Stored data:
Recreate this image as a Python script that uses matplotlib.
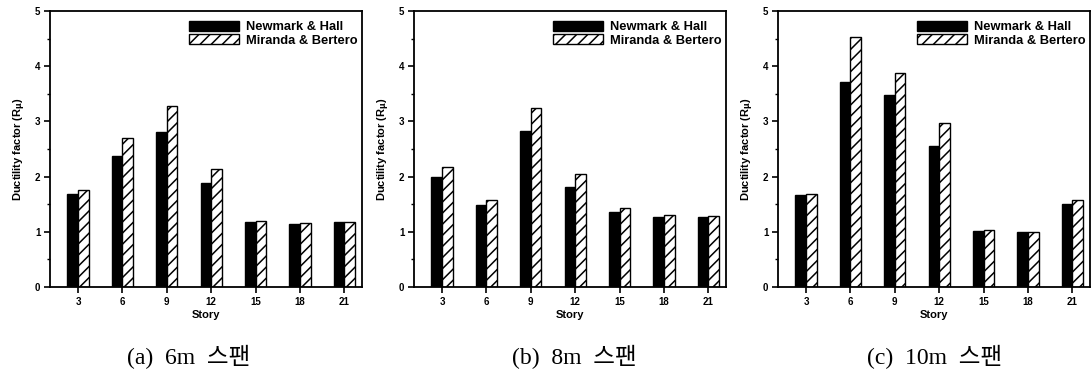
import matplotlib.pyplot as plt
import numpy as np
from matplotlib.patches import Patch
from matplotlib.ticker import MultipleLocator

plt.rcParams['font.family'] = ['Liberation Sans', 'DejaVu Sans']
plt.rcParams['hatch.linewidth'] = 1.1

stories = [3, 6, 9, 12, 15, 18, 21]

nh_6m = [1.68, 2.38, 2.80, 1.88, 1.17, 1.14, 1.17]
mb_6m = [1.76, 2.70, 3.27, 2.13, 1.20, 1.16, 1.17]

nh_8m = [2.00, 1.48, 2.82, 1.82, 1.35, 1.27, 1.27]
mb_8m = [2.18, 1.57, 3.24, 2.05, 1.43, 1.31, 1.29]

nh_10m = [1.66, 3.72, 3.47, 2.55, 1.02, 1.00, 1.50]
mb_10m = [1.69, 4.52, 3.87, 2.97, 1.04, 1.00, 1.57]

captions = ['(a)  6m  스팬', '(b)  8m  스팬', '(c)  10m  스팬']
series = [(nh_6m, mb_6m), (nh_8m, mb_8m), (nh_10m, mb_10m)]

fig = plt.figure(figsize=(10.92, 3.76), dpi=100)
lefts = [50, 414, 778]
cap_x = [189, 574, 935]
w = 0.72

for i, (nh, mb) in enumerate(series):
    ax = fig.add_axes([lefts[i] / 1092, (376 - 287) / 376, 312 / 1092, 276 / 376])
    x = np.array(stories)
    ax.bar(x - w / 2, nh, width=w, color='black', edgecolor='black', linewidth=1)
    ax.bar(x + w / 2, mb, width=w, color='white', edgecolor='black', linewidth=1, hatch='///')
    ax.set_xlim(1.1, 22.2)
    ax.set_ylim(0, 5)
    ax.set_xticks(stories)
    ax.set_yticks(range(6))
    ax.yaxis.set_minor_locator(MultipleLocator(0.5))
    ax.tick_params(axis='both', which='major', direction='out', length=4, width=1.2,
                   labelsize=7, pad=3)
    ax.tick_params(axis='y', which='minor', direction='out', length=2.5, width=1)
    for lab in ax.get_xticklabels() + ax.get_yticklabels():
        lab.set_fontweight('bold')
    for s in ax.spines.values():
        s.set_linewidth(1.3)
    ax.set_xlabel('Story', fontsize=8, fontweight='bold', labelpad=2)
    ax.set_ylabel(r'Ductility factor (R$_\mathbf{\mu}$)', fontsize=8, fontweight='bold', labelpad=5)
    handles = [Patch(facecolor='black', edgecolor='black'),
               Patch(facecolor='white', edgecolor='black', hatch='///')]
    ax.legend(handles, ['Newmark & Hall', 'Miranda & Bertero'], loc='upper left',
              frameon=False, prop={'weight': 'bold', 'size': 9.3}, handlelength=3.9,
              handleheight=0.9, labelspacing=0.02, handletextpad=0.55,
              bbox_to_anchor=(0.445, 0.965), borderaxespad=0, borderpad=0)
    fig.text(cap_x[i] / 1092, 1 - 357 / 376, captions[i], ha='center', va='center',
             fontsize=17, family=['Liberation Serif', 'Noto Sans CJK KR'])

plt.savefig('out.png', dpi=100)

Exercise aim:
The lines from the top of the data above through the one holding "mb_6m = [1.76, 2.70, 3.27, 2.13, 1.20, 1.16, 1.17]" are to be repeated exactly, and only those, with no pictures.

Response:
Recreate this image as a Python script that uses matplotlib.
import matplotlib.pyplot as plt
import numpy as np
from matplotlib.patches import Patch
from matplotlib.ticker import MultipleLocator

plt.rcParams['font.family'] = ['Liberation Sans', 'DejaVu Sans']
plt.rcParams['hatch.linewidth'] = 1.1

stories = [3, 6, 9, 12, 15, 18, 21]

nh_6m = [1.68, 2.38, 2.80, 1.88, 1.17, 1.14, 1.17]
mb_6m = [1.76, 2.70, 3.27, 2.13, 1.20, 1.16, 1.17]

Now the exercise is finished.